WORK TO COMPLETE :: State how many lines in the records hold the word "this", giving the number and no other text.

THE DATA ::
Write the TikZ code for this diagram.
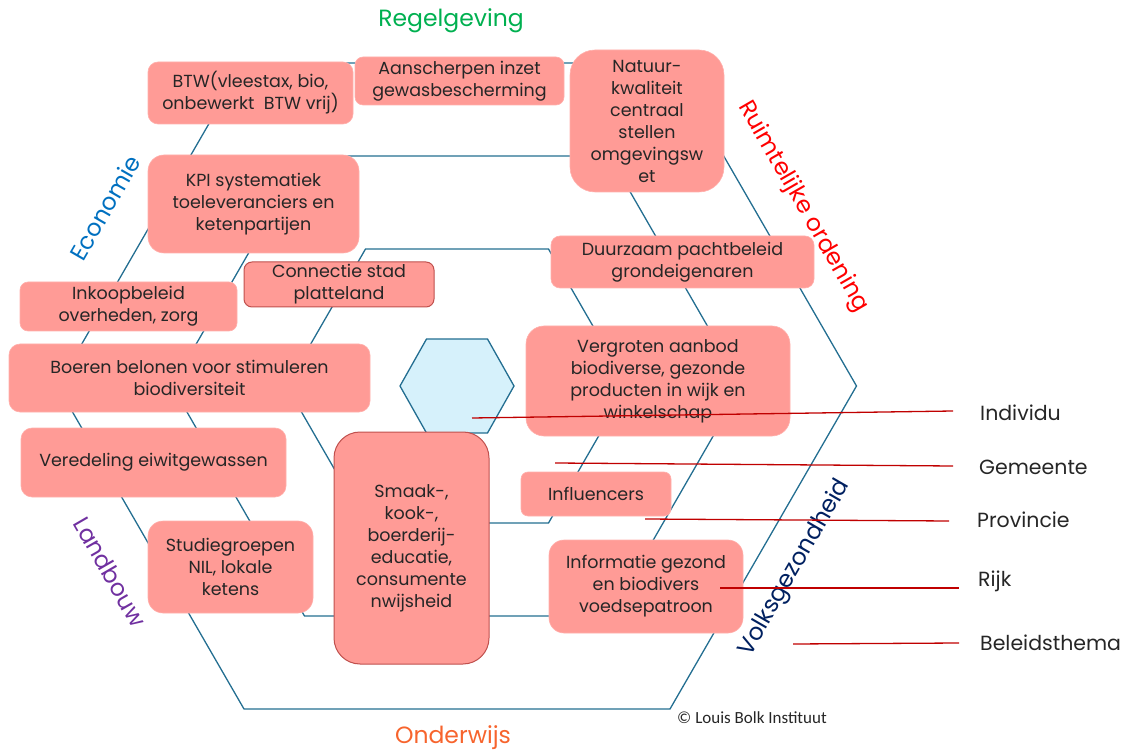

---

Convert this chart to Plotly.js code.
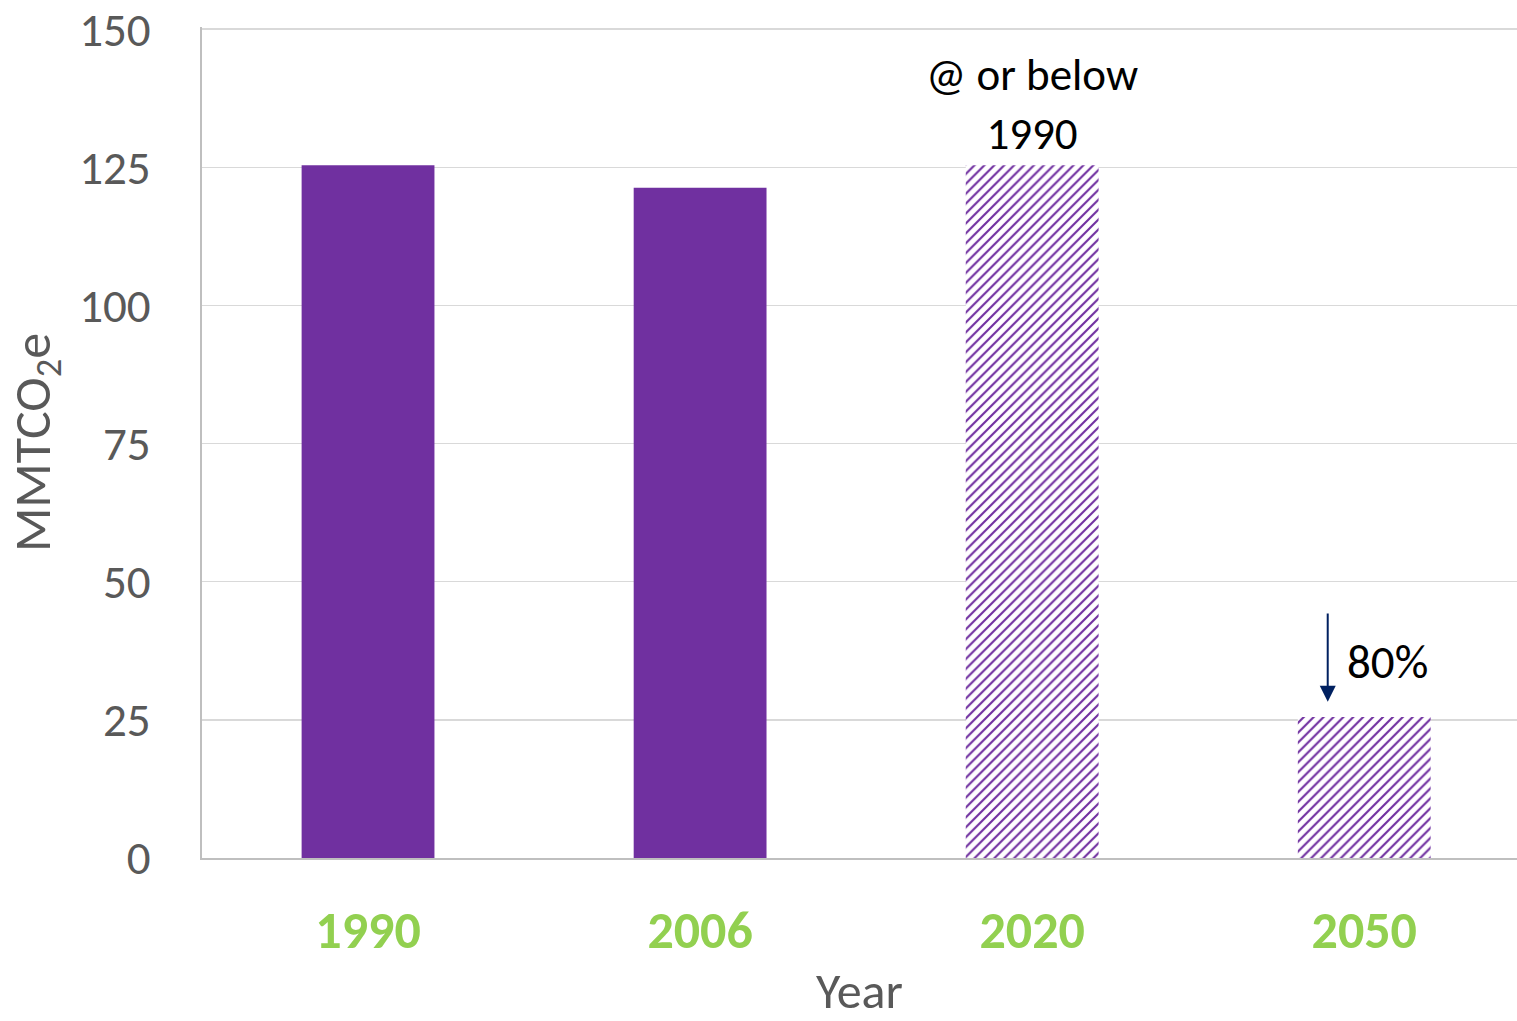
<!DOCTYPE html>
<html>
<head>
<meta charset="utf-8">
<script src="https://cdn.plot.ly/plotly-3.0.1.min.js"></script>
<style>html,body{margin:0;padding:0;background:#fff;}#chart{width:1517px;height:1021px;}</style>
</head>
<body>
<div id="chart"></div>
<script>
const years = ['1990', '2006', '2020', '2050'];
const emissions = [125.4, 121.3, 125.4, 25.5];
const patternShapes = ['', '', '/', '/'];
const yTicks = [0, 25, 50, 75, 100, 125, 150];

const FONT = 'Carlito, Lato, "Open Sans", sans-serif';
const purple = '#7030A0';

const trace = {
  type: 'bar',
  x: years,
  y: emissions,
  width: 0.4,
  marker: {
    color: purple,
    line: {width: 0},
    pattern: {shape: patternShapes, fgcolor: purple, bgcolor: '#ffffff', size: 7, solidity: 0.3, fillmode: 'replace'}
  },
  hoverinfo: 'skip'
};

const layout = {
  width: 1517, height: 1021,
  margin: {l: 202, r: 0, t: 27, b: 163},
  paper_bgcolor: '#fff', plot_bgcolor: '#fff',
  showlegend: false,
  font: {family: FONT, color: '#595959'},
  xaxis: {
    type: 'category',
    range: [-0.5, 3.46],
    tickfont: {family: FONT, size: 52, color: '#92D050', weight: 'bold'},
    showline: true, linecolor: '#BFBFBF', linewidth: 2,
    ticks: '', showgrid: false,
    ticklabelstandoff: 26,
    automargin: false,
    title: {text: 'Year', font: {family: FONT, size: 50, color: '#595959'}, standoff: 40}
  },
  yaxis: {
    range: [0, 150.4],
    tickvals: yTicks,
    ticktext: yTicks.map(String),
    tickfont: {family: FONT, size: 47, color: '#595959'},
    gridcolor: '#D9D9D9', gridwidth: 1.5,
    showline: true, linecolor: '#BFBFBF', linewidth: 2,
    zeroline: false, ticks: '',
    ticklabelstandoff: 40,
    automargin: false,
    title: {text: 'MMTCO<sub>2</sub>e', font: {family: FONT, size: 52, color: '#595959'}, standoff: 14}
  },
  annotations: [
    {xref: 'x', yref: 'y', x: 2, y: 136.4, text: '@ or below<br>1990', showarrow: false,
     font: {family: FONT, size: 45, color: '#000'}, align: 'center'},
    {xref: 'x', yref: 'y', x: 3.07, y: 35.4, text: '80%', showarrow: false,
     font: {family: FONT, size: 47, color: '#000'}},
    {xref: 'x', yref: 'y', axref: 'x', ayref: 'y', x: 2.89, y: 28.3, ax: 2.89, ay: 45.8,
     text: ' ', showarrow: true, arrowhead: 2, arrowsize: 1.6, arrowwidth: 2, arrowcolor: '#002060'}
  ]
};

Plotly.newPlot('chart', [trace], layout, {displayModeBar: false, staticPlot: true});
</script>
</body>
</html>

---

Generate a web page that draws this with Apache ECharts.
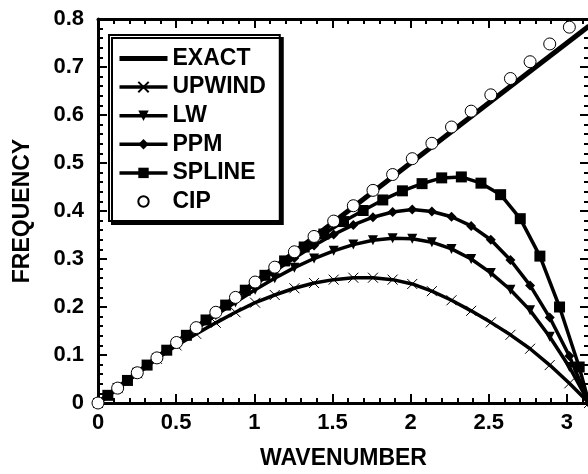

TASK OUTPUT :: 3